::: Source excerpt :::

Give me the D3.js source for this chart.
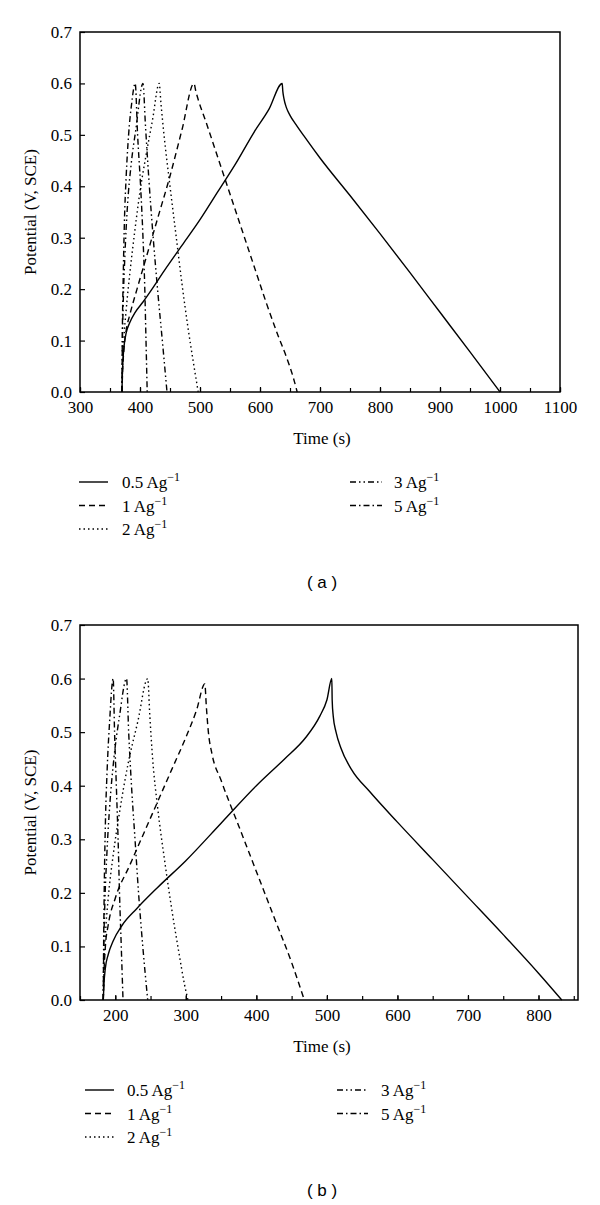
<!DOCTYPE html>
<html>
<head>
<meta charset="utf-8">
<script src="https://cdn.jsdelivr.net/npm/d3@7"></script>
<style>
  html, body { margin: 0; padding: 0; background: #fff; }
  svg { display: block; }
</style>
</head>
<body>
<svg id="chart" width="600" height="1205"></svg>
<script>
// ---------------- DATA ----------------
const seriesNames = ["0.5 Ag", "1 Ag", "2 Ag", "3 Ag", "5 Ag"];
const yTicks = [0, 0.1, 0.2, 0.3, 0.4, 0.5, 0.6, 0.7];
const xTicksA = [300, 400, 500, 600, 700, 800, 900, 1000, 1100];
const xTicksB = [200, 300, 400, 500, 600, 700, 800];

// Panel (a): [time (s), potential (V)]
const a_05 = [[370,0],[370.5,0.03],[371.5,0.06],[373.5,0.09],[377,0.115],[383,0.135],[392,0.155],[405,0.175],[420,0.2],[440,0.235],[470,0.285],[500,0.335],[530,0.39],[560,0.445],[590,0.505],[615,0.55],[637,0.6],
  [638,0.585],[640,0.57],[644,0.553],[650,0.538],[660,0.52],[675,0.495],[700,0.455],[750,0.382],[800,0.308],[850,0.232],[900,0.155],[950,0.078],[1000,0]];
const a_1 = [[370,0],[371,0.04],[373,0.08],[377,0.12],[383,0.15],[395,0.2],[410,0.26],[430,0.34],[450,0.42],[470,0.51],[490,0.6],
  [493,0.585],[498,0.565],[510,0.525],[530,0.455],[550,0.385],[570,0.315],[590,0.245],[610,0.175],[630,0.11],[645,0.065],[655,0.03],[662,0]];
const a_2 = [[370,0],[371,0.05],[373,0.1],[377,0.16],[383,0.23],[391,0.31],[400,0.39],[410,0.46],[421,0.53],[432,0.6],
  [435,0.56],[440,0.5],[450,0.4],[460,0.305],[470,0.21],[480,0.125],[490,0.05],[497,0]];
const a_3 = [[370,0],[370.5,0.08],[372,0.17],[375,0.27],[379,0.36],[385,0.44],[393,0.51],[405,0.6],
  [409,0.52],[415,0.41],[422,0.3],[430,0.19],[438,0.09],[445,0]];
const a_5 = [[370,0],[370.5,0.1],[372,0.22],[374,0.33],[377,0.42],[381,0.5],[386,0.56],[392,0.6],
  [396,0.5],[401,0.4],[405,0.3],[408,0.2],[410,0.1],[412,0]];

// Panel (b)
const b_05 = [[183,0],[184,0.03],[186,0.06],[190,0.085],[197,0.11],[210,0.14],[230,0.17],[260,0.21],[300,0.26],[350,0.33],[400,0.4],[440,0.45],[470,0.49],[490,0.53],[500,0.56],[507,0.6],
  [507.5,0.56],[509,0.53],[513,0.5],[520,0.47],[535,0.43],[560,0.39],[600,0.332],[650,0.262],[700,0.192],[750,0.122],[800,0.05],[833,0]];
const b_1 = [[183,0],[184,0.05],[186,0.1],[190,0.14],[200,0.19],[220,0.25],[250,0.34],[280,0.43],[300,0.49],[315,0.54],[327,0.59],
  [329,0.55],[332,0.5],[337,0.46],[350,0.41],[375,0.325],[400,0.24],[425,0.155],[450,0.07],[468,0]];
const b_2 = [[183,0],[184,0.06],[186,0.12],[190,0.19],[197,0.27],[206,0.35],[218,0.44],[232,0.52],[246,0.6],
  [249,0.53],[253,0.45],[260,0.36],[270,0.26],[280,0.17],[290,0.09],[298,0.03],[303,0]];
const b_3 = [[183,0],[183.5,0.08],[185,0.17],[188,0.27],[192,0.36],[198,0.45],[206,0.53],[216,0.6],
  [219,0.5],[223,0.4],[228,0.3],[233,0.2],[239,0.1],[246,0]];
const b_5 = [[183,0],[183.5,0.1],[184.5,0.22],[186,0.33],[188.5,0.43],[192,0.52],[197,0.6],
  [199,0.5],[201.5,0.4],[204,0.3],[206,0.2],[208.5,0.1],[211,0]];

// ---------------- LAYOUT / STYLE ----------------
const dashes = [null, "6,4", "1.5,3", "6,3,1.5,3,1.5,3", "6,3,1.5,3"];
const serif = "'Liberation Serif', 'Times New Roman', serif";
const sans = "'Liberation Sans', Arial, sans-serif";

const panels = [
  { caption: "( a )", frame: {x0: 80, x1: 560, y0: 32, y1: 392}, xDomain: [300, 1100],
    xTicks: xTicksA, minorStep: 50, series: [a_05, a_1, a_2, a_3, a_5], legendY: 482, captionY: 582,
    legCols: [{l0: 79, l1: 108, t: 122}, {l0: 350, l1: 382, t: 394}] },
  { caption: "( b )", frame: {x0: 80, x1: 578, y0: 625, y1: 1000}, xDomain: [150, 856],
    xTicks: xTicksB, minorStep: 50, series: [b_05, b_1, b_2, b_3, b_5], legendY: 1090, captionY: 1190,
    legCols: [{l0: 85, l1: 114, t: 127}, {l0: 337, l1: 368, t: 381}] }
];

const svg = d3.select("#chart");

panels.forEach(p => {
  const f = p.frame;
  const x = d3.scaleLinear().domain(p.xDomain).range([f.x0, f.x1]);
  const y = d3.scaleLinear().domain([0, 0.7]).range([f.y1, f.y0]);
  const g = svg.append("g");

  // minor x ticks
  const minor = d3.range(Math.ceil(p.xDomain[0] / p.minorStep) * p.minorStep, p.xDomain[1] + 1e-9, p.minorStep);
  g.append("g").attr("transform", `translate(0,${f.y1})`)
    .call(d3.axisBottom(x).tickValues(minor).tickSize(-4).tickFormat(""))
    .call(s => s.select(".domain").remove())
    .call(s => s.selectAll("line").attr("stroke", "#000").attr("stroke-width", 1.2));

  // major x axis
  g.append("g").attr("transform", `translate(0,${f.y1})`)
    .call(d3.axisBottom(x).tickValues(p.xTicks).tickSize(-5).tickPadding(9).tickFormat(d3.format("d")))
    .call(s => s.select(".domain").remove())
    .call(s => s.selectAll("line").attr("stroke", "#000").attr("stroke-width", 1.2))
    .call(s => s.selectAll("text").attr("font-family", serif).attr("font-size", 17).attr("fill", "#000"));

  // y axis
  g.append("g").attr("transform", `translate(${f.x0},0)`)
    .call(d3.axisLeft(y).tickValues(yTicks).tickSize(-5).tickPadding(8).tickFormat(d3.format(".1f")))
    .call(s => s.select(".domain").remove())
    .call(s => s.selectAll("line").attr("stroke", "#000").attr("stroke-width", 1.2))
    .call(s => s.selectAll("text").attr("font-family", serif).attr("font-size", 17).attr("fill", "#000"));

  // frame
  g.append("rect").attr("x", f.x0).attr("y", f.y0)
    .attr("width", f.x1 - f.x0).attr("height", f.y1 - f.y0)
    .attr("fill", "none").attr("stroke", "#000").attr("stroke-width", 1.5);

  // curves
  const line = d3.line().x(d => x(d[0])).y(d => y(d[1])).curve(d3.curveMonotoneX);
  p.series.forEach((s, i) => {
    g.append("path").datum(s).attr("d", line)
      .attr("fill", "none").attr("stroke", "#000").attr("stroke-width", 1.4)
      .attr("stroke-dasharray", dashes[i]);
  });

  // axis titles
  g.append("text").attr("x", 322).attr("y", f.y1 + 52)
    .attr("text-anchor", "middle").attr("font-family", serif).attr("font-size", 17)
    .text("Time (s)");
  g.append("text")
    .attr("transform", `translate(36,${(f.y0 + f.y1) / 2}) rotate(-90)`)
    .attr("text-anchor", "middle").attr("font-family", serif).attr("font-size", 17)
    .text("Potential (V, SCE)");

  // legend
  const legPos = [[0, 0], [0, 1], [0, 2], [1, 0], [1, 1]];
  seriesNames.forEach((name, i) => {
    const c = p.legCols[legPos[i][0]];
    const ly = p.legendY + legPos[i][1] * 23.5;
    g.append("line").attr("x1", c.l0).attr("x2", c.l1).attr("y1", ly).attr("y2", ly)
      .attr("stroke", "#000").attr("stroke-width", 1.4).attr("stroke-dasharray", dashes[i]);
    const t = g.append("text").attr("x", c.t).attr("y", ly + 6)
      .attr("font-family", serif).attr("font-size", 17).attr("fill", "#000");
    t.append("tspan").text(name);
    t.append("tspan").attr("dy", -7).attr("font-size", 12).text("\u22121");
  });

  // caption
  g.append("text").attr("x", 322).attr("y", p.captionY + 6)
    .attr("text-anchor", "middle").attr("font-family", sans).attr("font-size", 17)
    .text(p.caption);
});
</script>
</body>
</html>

:::

Exercise task: Copy all lines from the listing that contain "chart".

Reply:
Give me the D3.js source for this chart.
<svg id="chart" width="600" height="1205"></svg>
const svg = d3.select("#chart");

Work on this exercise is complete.